[Source code of charts]
▶

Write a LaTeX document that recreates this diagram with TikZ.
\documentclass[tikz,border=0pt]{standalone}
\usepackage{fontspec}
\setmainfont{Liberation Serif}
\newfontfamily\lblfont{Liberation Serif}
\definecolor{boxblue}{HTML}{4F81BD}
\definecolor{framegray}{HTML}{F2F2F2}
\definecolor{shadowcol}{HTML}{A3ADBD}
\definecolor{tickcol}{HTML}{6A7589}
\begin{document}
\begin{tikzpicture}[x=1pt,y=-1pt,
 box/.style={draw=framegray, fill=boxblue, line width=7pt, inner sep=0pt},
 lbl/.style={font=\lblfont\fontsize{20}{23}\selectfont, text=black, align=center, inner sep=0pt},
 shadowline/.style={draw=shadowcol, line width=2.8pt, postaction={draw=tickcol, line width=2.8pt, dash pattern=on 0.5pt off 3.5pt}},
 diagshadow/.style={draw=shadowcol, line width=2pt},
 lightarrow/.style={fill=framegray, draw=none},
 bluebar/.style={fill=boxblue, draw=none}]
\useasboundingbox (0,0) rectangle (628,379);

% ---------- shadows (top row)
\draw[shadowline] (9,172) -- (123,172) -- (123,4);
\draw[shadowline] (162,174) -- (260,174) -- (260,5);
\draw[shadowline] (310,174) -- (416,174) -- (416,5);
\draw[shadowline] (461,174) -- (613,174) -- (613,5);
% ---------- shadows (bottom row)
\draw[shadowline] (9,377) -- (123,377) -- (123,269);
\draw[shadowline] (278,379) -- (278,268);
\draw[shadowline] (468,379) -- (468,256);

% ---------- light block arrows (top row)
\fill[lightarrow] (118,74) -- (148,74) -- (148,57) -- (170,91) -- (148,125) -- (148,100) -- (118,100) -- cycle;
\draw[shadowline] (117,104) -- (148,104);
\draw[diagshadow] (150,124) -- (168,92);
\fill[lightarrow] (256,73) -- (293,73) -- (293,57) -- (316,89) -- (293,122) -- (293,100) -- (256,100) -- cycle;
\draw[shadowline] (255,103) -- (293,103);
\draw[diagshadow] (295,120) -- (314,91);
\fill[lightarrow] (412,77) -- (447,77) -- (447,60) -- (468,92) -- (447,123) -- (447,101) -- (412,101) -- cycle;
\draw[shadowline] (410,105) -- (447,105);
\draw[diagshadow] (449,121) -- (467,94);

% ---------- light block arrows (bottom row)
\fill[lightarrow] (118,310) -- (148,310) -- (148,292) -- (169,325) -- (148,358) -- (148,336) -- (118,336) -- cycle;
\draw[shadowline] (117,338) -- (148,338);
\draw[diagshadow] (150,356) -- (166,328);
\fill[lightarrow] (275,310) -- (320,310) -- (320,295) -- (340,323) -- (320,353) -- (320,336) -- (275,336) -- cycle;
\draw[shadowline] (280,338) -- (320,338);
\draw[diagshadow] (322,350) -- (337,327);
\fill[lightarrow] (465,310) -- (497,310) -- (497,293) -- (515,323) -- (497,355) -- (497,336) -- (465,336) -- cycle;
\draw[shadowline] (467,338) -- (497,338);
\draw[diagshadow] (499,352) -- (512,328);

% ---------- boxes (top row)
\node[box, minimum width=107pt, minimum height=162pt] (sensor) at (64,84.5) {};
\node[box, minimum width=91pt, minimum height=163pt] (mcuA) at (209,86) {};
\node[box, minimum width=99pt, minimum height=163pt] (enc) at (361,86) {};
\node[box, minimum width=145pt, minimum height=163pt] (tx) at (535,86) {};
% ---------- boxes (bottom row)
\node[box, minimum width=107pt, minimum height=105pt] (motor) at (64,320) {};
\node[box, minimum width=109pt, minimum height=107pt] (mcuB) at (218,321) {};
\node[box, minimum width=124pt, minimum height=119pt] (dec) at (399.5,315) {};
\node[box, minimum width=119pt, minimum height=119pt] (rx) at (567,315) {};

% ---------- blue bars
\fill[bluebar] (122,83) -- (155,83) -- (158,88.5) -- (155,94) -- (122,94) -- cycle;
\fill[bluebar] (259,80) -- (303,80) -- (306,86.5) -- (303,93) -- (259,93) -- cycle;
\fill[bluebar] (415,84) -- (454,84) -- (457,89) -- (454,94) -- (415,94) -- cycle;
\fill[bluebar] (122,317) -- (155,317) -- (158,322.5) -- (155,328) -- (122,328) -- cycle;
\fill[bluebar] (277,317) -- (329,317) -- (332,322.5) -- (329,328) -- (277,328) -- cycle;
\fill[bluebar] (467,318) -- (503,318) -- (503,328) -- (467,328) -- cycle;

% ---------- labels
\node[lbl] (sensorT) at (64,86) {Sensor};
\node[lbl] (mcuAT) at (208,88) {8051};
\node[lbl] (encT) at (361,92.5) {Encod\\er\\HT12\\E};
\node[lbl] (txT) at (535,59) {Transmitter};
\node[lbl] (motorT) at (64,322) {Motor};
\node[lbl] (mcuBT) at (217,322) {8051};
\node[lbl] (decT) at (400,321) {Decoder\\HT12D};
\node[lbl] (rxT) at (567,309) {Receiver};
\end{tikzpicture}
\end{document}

◀
▶

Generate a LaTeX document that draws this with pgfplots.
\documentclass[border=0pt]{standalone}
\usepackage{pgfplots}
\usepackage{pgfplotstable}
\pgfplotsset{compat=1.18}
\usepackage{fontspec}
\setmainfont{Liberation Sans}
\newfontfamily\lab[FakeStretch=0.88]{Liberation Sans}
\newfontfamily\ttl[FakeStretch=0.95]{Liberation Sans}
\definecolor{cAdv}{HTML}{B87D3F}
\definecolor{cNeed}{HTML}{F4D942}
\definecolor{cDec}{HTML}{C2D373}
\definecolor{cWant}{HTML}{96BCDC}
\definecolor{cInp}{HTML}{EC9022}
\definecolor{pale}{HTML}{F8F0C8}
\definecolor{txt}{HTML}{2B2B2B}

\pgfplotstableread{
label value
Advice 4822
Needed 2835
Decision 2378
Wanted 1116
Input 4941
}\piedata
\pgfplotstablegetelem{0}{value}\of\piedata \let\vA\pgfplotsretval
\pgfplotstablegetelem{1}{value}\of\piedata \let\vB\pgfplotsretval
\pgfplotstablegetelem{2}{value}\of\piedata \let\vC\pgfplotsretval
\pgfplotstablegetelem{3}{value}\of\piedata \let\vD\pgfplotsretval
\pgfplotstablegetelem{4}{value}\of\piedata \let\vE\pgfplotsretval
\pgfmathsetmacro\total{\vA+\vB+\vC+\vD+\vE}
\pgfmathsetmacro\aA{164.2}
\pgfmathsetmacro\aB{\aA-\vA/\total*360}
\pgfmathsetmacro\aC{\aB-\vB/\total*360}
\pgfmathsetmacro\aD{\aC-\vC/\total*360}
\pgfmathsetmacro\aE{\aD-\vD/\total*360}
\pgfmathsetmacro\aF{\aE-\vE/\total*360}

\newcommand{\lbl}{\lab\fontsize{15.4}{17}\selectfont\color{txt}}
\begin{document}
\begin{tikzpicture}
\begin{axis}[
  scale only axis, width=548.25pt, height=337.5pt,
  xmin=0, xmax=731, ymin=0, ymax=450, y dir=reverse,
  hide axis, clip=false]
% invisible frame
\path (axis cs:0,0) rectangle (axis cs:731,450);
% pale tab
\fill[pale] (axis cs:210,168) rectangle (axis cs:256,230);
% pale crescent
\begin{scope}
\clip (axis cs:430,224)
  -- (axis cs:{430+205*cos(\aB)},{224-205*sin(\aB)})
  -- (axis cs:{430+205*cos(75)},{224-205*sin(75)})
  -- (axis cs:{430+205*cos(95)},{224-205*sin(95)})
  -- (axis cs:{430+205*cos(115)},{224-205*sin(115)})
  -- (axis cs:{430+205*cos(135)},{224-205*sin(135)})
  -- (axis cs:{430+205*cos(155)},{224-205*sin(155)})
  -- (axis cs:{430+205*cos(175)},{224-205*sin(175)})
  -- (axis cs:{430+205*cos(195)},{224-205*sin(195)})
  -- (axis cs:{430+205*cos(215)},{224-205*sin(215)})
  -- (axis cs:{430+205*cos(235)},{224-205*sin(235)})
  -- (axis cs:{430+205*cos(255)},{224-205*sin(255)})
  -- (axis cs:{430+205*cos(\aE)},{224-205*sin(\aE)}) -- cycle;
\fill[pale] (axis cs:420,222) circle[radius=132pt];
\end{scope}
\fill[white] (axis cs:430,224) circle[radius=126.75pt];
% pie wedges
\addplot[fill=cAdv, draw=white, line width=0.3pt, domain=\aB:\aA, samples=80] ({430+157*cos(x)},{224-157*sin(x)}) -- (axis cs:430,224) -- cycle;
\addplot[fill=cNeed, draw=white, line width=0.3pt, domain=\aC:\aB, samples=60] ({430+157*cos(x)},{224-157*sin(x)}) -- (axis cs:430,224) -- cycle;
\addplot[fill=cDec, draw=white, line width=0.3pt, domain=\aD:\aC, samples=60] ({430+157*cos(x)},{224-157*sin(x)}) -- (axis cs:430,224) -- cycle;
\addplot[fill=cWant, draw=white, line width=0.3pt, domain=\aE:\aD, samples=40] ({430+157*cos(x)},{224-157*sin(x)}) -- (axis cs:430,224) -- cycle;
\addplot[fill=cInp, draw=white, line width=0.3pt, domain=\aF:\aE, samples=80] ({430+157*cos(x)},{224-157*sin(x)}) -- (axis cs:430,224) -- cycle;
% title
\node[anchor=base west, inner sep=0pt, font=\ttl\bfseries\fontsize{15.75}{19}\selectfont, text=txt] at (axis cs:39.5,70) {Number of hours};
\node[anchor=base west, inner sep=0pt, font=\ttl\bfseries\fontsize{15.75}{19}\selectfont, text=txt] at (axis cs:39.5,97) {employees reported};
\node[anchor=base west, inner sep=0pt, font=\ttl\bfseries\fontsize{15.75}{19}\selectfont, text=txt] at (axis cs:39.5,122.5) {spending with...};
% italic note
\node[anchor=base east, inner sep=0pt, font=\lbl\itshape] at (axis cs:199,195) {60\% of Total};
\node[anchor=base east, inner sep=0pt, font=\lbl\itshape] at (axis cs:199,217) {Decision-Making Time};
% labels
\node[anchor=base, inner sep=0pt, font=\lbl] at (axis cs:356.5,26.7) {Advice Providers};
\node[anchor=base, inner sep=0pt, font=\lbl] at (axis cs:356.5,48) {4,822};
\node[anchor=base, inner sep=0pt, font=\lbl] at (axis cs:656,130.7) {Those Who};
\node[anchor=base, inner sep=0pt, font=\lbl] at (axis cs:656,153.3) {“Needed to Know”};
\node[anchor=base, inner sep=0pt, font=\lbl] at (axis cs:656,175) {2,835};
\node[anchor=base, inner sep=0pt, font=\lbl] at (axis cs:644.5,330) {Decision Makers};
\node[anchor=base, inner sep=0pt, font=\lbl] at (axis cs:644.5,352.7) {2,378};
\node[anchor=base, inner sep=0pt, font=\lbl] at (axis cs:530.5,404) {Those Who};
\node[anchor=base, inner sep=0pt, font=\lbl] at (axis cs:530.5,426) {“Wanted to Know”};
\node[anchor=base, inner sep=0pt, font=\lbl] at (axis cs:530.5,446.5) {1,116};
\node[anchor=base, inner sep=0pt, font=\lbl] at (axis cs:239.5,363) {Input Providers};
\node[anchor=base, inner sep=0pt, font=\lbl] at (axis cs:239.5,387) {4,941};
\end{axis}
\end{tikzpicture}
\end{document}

◀

__Problem statement__
Of the lines above, extract only those from the line with "Write a LaTeX" to the line with "(0,0) rectangle (628,379);", both included, exactly as written.

__Task response__
Write a LaTeX document that recreates this diagram with TikZ.
\documentclass[tikz,border=0pt]{standalone}
\usepackage{fontspec}
\setmainfont{Liberation Serif}
\newfontfamily\lblfont{Liberation Serif}
\definecolor{boxblue}{HTML}{4F81BD}
\definecolor{framegray}{HTML}{F2F2F2}
\definecolor{shadowcol}{HTML}{A3ADBD}
\definecolor{tickcol}{HTML}{6A7589}
\begin{document}
\begin{tikzpicture}[x=1pt,y=-1pt,
 box/.style={draw=framegray, fill=boxblue, line width=7pt, inner sep=0pt},
 lbl/.style={font=\lblfont\fontsize{20}{23}\selectfont, text=black, align=center, inner sep=0pt},
 shadowline/.style={draw=shadowcol, line width=2.8pt, postaction={draw=tickcol, line width=2.8pt, dash pattern=on 0.5pt off 3.5pt}},
 diagshadow/.style={draw=shadowcol, line width=2pt},
 lightarrow/.style={fill=framegray, draw=none},
 bluebar/.style={fill=boxblue, draw=none}]
\useasboundingbox (0,0) rectangle (628,379);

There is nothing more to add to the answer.